■ What you are asked to do ■
Leave out the pictures and transcribe everything else exactly.

■ Information shown ■

>> BEGIN

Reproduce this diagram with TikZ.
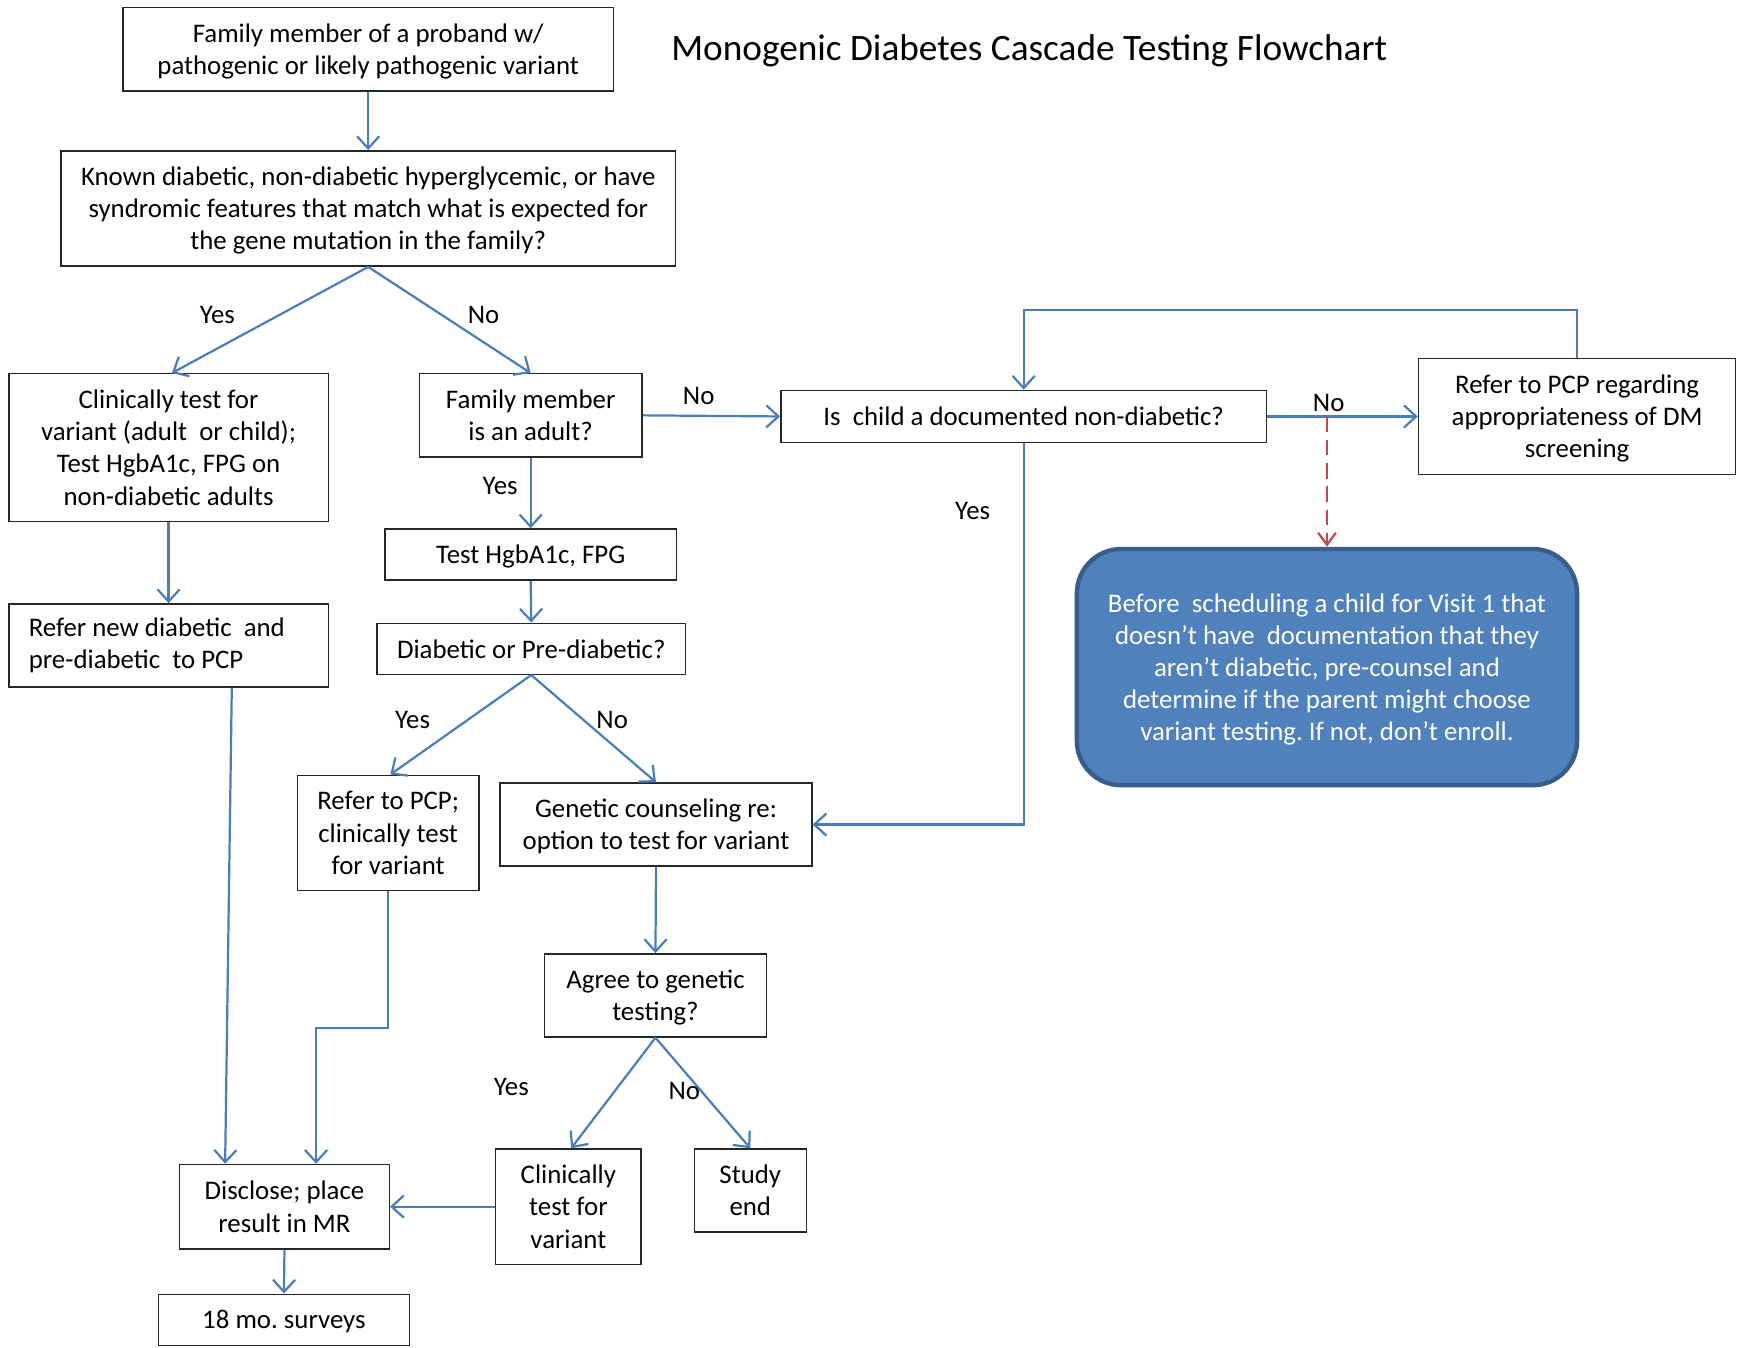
\documentclass[tikz,border=0pt]{standalone}
\usepackage{fontspec}
\setmainfont{Carlito}
\usetikzlibrary{arrows.meta}
\definecolor{lineblue}{HTML}{4A7EBB}
\definecolor{fillblue}{HTML}{4F81BD}
\definecolor{edgeblue}{HTML}{385D8A}
\definecolor{dashred}{HTML}{BE4B48}
\frenchspacing
\begin{document}
\begin{tikzpicture}[x=1pt,y=-1pt,
  box/.style={draw=black!85,line width=1.3pt,inner sep=0pt,align=center,text depth=0pt,font=\fontsize{24.2}{29}\selectfont},
  conn/.style={draw=lineblue,line width=2pt,-{Straight Barb[length=11pt,width=20pt,line width=2pt]}},
  lbl/.style={font=\fontsize{24.2}{29}\selectfont,inner sep=0pt},
  redconn/.style={draw=dashred,line width=2pt,dash pattern=on 14pt off 7pt,-{Straight Barb[length=11pt,width=16pt,line width=2pt]}}]
\useasboundingbox (0,0) rectangle (1568,1215);
% title
\node[font=\fontsize{33.6}{40}\selectfont,inner sep=0pt] (title) at (928,46) {Monogenic Diabetes Cascade Testing Flowchart};
% boxes
\node[box,minimum width=442,minimum height=75] (a) at (332,44.5) {Family member of a proband w/\\pathogenic or likely pathogenic variant};
\node[box,minimum width=554,minimum height=104] (b) at (332,188) {Known diabetic, non-diabetic hyperglycemic, or have\\syndromic features that match what is expected for\\the gene mutation in the family?};
\node[box,minimum width=288,minimum height=133] (c) at (152,403.5) {Clinically test for\\variant (adult~ or child);\\Test HgbA1c, FPG on\\non-diabetic adults};
\node[box,minimum width=201,minimum height=75] (d) at (478.5,374.5) {Family member\\is an adult?};
\node[box,minimum width=438,minimum height=47] (e) at (923,375.5) {Is~ child a documented non-diabetic?};
\node[box,minimum width=286,minimum height=105] (f) at (1422,375.5) {Refer to PCP regarding\\appropriateness of DM\\screening};
\node[box,minimum width=263,minimum height=46] (g) at (478.5,500) {Test HgbA1c, FPG};
\node[box,text depth=,minimum height=75,text width=252,inner xsep=18pt,align=flush left] (h) at (152,582) {Refer new diabetic~ and\\pre-diabetic~ to PCP};
\node[box,minimum width=278,minimum height=46] (i) at (479,585) {Diabetic or Pre-diabetic?};
\node[draw=edgeblue,fill=fillblue,line width=4pt,rounded corners=40pt,minimum width=451,minimum height=213,inner sep=0pt,align=center,text depth=0pt,text=white,font=\fontsize{24.2}{29}\selectfont] (j) at (1196.5,601.5) {Before~ scheduling a child for Visit 1 that\\doesn’t have~ documentation that they\\aren’t diabetic, pre-counsel and\\determine if the parent might choose\\variant testing. If not, don’t enroll.};
\node[box,minimum width=164,minimum height=104] (k) at (350,751) {Refer to PCP;\\clinically test\\for variant};
\node[box,minimum width=281,minimum height=75] (l) at (591.5,743.5) {Genetic counseling re:\\option to test for variant};
\node[box,minimum width=200,minimum height=75] (m) at (591,897.5) {Agree to genetic\\testing?};
\node[box,minimum width=131,minimum height=104] (n) at (512.5,1088) {Clinically\\test for\\variant};
\node[box,minimum width=101,minimum height=75] (o) at (676.5,1073.5) {Study\\end};
\node[box,minimum width=189,minimum height=76] (p) at (256.5,1088) {Disclose; place\\result in MR};
\node[box,minimum width=226,minimum height=46] (q) at (256,1190) {18 mo. surveys};
% connectors
\draw[conn] (a.south) -- (b.north);
\draw[conn] (b.south) -- ([xshift=3pt]c.north);
\draw[conn] (b.south) -- (d.north);
\draw[conn] (d.east) -- (e.west);
\draw[conn] (d.south) -- (g.north);
\draw[conn] (c.south) -- (h.north);
\draw[conn] (g.south) -- (i.north);
\draw[conn] (i.south) -- ([xshift=2pt]k.north);
\draw[conn] (i.south) -- (l.north);
\draw[conn] (e.east) -- (f.west);
\draw[conn] (f.north) -- ++(0,-43) -| (e.north);
\draw[conn] (e.south) |- (l.east);
\coordinate (split) at (j.north |- e.east);
\draw[redconn] (split) -- (j.north);
\draw[conn] ([xshift=57pt]h.south) -- ([xshift=-53.5pt]p.north);
\draw[conn] (k.south) -- ++(0,123) -| ([xshift=28.5pt]p.north);
\draw[conn] (l.south) -- (m.north);
\draw[conn] (m.south) -- ([xshift=2.5pt]n.north);
\draw[conn] (m.south) -- (o.north);
\draw[conn] (n.west) -- (p.east);
\draw[conn] (p.south) -- (q.north);
% labels
\node[lbl] (l1) at (196,284) {Yes};
\node[lbl] (l2) at (436,284) {No};
\node[lbl] (l3) at (630,357) {No};
\node[lbl] (l4) at (451,438) {Yes};
\node[lbl] (l5) at (372,649) {Yes};
\node[lbl] (l6) at (552,649) {No};
\node[lbl] (l7) at (1198,363) {No};
\node[lbl] (l8) at (877,461) {Yes};
\node[lbl] (l9) at (461,980) {Yes};
\node[lbl] (l10) at (617,984) {No};
\end{tikzpicture}
\end{document}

>> END

■ Solution ■
Reproduce this diagram with TikZ.
\documentclass[tikz,border=0pt]{standalone}
\usepackage{fontspec}
\setmainfont{Carlito}
\usetikzlibrary{arrows.meta}
\definecolor{lineblue}{HTML}{4A7EBB}
\definecolor{fillblue}{HTML}{4F81BD}
\definecolor{edgeblue}{HTML}{385D8A}
\definecolor{dashred}{HTML}{BE4B48}
\frenchspacing
\begin{document}
\begin{tikzpicture}[x=1pt,y=-1pt,
  box/.style={draw=black!85,line width=1.3pt,inner sep=0pt,align=center,text depth=0pt,font=\fontsize{24.2}{29}\selectfont},
  conn/.style={draw=lineblue,line width=2pt,-{Straight Barb[length=11pt,width=20pt,line width=2pt]}},
  lbl/.style={font=\fontsize{24.2}{29}\selectfont,inner sep=0pt},
  redconn/.style={draw=dashred,line width=2pt,dash pattern=on 14pt off 7pt,-{Straight Barb[length=11pt,width=16pt,line width=2pt]}}]
\useasboundingbox (0,0) rectangle (1568,1215);
% title
\node[font=\fontsize{33.6}{40}\selectfont,inner sep=0pt] (title) at (928,46) {Monogenic Diabetes Cascade Testing Flowchart};
% boxes
\node[box,minimum width=442,minimum height=75] (a) at (332,44.5) {Family member of a proband w/\\pathogenic or likely pathogenic variant};
\node[box,minimum width=554,minimum height=104] (b) at (332,188) {Known diabetic, non-diabetic hyperglycemic, or have\\syndromic features that match what is expected for\\the gene mutation in the family?};
\node[box,minimum width=288,minimum height=133] (c) at (152,403.5) {Clinically test for\\variant (adult~ or child);\\Test HgbA1c, FPG on\\non-diabetic adults};
\node[box,minimum width=201,minimum height=75] (d) at (478.5,374.5) {Family member\\is an adult?};
\node[box,minimum width=438,minimum height=47] (e) at (923,375.5) {Is~ child a documented non-diabetic?};
\node[box,minimum width=286,minimum height=105] (f) at (1422,375.5) {Refer to PCP regarding\\appropriateness of DM\\screening};
\node[box,minimum width=263,minimum height=46] (g) at (478.5,500) {Test HgbA1c, FPG};
\node[box,text depth=,minimum height=75,text width=252,inner xsep=18pt,align=flush left] (h) at (152,582) {Refer new diabetic~ and\\pre-diabetic~ to PCP};
\node[box,minimum width=278,minimum height=46] (i) at (479,585) {Diabetic or Pre-diabetic?};
\node[draw=edgeblue,fill=fillblue,line width=4pt,rounded corners=40pt,minimum width=451,minimum height=213,inner sep=0pt,align=center,text depth=0pt,text=white,font=\fontsize{24.2}{29}\selectfont] (j) at (1196.5,601.5) {Before~ scheduling a child for Visit 1 that\\doesn’t have~ documentation that they\\aren’t diabetic, pre-counsel and\\determine if the parent might choose\\variant testing. If not, don’t enroll.};
\node[box,minimum width=164,minimum height=104] (k) at (350,751) {Refer to PCP;\\clinically test\\for variant};
\node[box,minimum width=281,minimum height=75] (l) at (591.5,743.5) {Genetic counseling re:\\option to test for variant};
\node[box,minimum width=200,minimum height=75] (m) at (591,897.5) {Agree to genetic\\testing?};
\node[box,minimum width=131,minimum height=104] (n) at (512.5,1088) {Clinically\\test for\\variant};
\node[box,minimum width=101,minimum height=75] (o) at (676.5,1073.5) {Study\\end};
\node[box,minimum width=189,minimum height=76] (p) at (256.5,1088) {Disclose; place\\result in MR};
\node[box,minimum width=226,minimum height=46] (q) at (256,1190) {18 mo. surveys};
% connectors
\draw[conn] (a.south) -- (b.north);
\draw[conn] (b.south) -- ([xshift=3pt]c.north);
\draw[conn] (b.south) -- (d.north);
\draw[conn] (d.east) -- (e.west);
\draw[conn] (d.south) -- (g.north);
\draw[conn] (c.south) -- (h.north);
\draw[conn] (g.south) -- (i.north);
\draw[conn] (i.south) -- ([xshift=2pt]k.north);
\draw[conn] (i.south) -- (l.north);
\draw[conn] (e.east) -- (f.west);
\draw[conn] (f.north) -- ++(0,-43) -| (e.north);
\draw[conn] (e.south) |- (l.east);
\coordinate (split) at (j.north |- e.east);
\draw[redconn] (split) -- (j.north);
\draw[conn] ([xshift=57pt]h.south) -- ([xshift=-53.5pt]p.north);
\draw[conn] (k.south) -- ++(0,123) -| ([xshift=28.5pt]p.north);
\draw[conn] (l.south) -- (m.north);
\draw[conn] (m.south) -- ([xshift=2.5pt]n.north);
\draw[conn] (m.south) -- (o.north);
\draw[conn] (n.west) -- (p.east);
\draw[conn] (p.south) -- (q.north);
% labels
\node[lbl] (l1) at (196,284) {Yes};
\node[lbl] (l2) at (436,284) {No};
\node[lbl] (l3) at (630,357) {No};
\node[lbl] (l4) at (451,438) {Yes};
\node[lbl] (l5) at (372,649) {Yes};
\node[lbl] (l6) at (552,649) {No};
\node[lbl] (l7) at (1198,363) {No};
\node[lbl] (l8) at (877,461) {Yes};
\node[lbl] (l9) at (461,980) {Yes};
\node[lbl] (l10) at (617,984) {No};
\end{tikzpicture}
\end{document}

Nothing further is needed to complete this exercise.